Tuesday, March 22, 2011

Ruby TUESDAY Afternoon

Songs for Each Day of the Week: Day 3

Alright, so it's Tuesday, and oh boy, you're in for a real treat with two classic songs! First up, it's The Rolling Stones' "Ruby Tuesday," a double A-side single (backed with "Let's Spend the Night Together") that reached #1 on the U.S. charts after its January 1967 release. Written by guitarist Keith Richards about his girlfriend in the mid-1960's, this is another great tune included in the list of the 500 Greatest Songs of All Time. The talented Brian Jones played the recorder and piano, and the double bass was actually played jointly by bassist Bill Wyman and Keith Richards, with Wyman pressing the strings against the fingerboard and Richards bowing the strings. And in case you were wondering, yes, this song's title was the source of the restaurant chain of the same name. Here are the great Stones performing on The Ed Sullivan Show.
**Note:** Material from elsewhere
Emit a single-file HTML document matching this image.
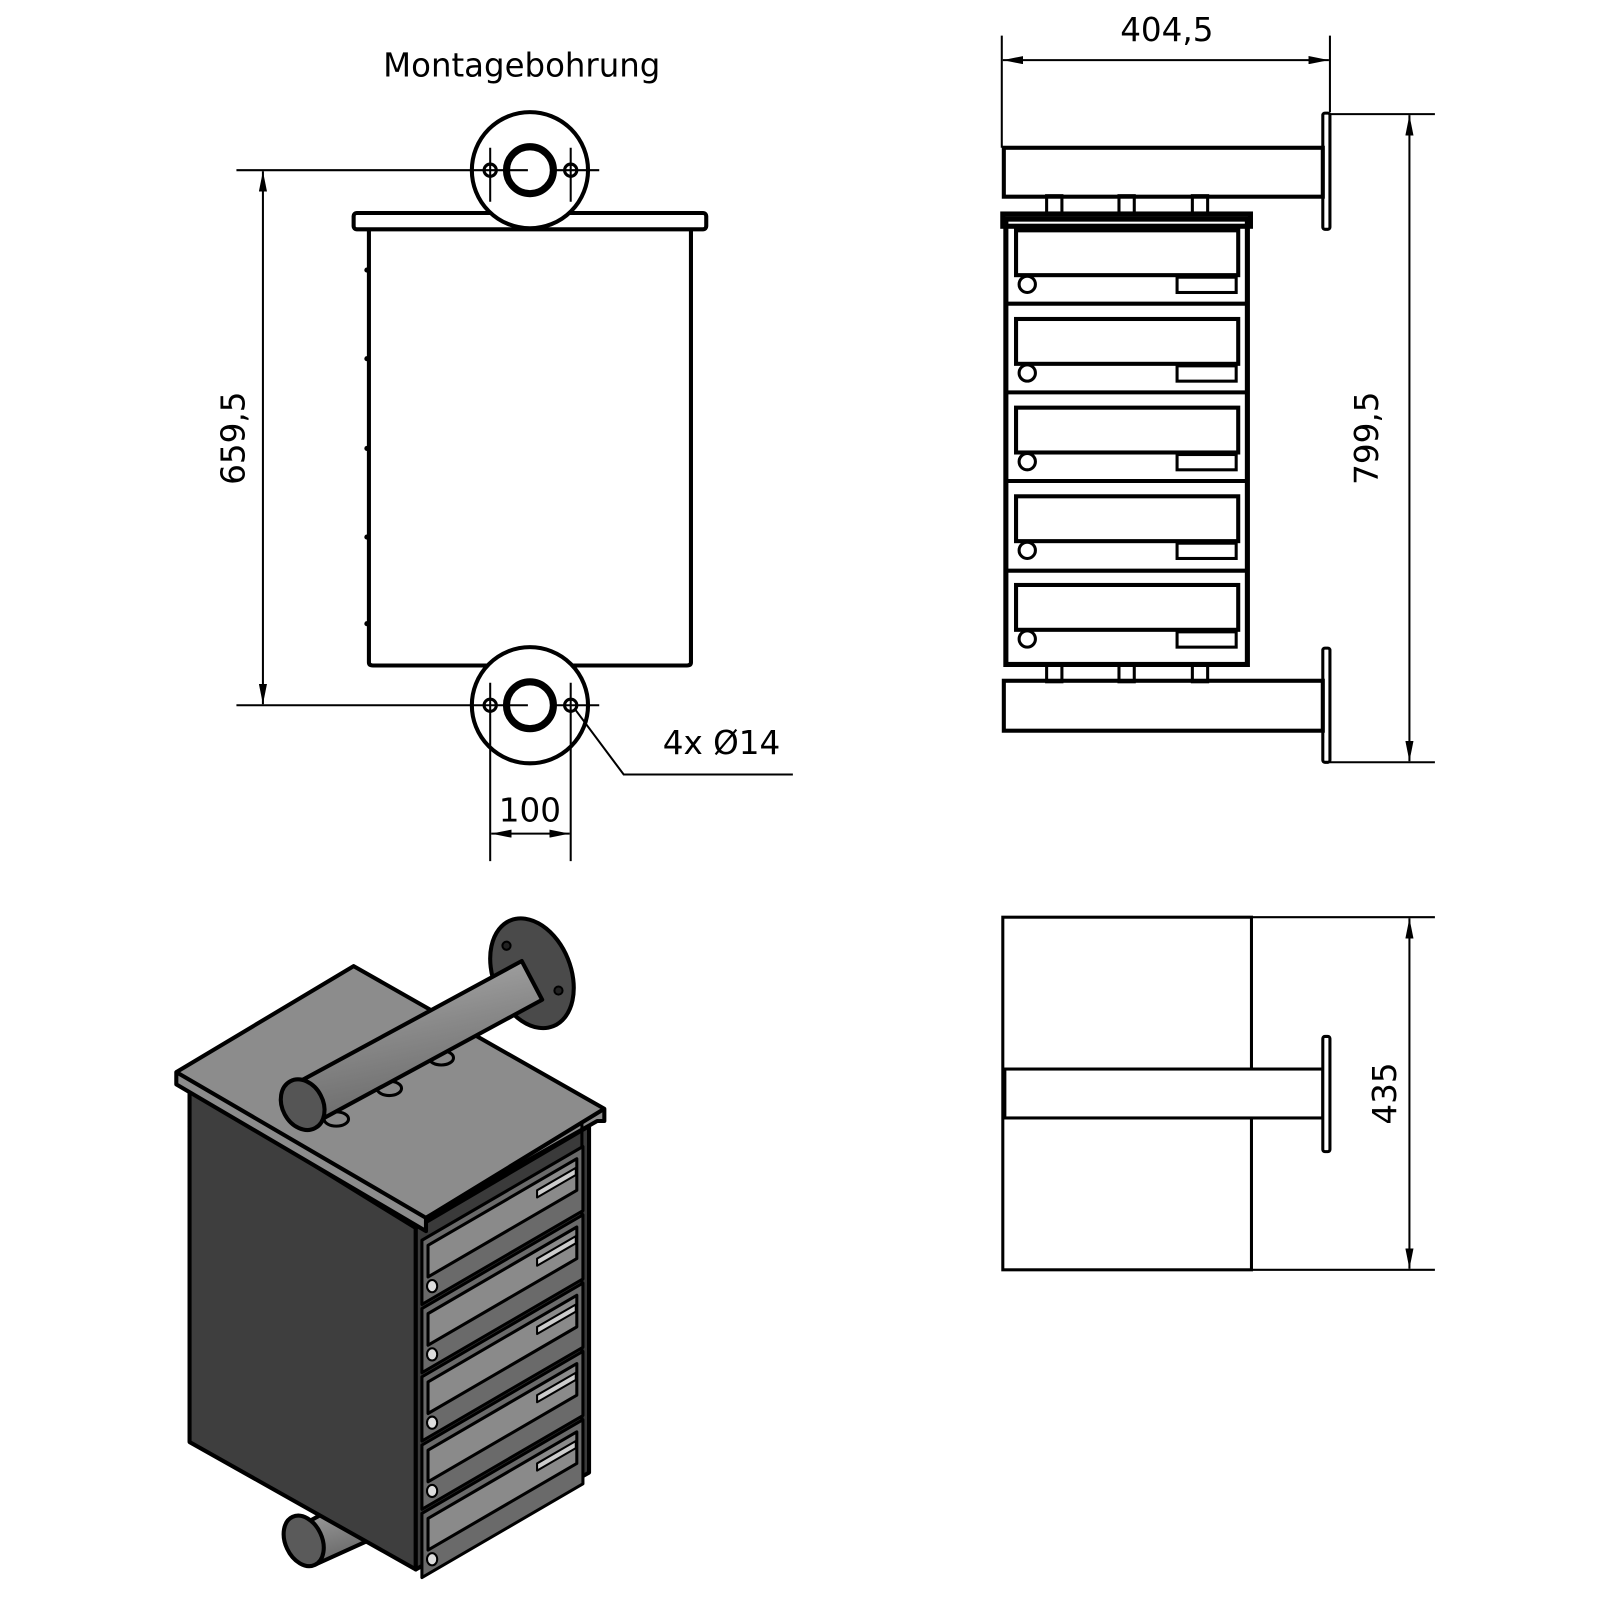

The other classic song of the day is "Tuesday Afternoon" by the English symphonic rock band The Moody Blues. Initially titled "Forever Afternoon (Tuesday?)" and presented in two parts on their 1967 album Days of Future Passed, this dream pop/psychedelic pop song was edited down and re-released as the single "Tuesday Afternoon" in July of 1968. Featuring (the beautiful) Justin Hayward on lead vocals and acoustic guitar, he wrote this song while sitting in a field near his home in England one spring afternoon, and this song just came to him as he strummed his guitar. The backing melody comes from the mellotron (an early synthesized keyboard), played by Mike Pinder, and the short flute solo at the end is played by member Ray Thomas. Inspired by The Beatles' use of classical instrumentation, the album version of this song ends with a final orchestral rendition of the chorus, played by the London Festival Orchestra. Although this performance is not without its pitch problems as it is not an easy song to perform live, there's still something special about seeing this classic footage of the "Moodies."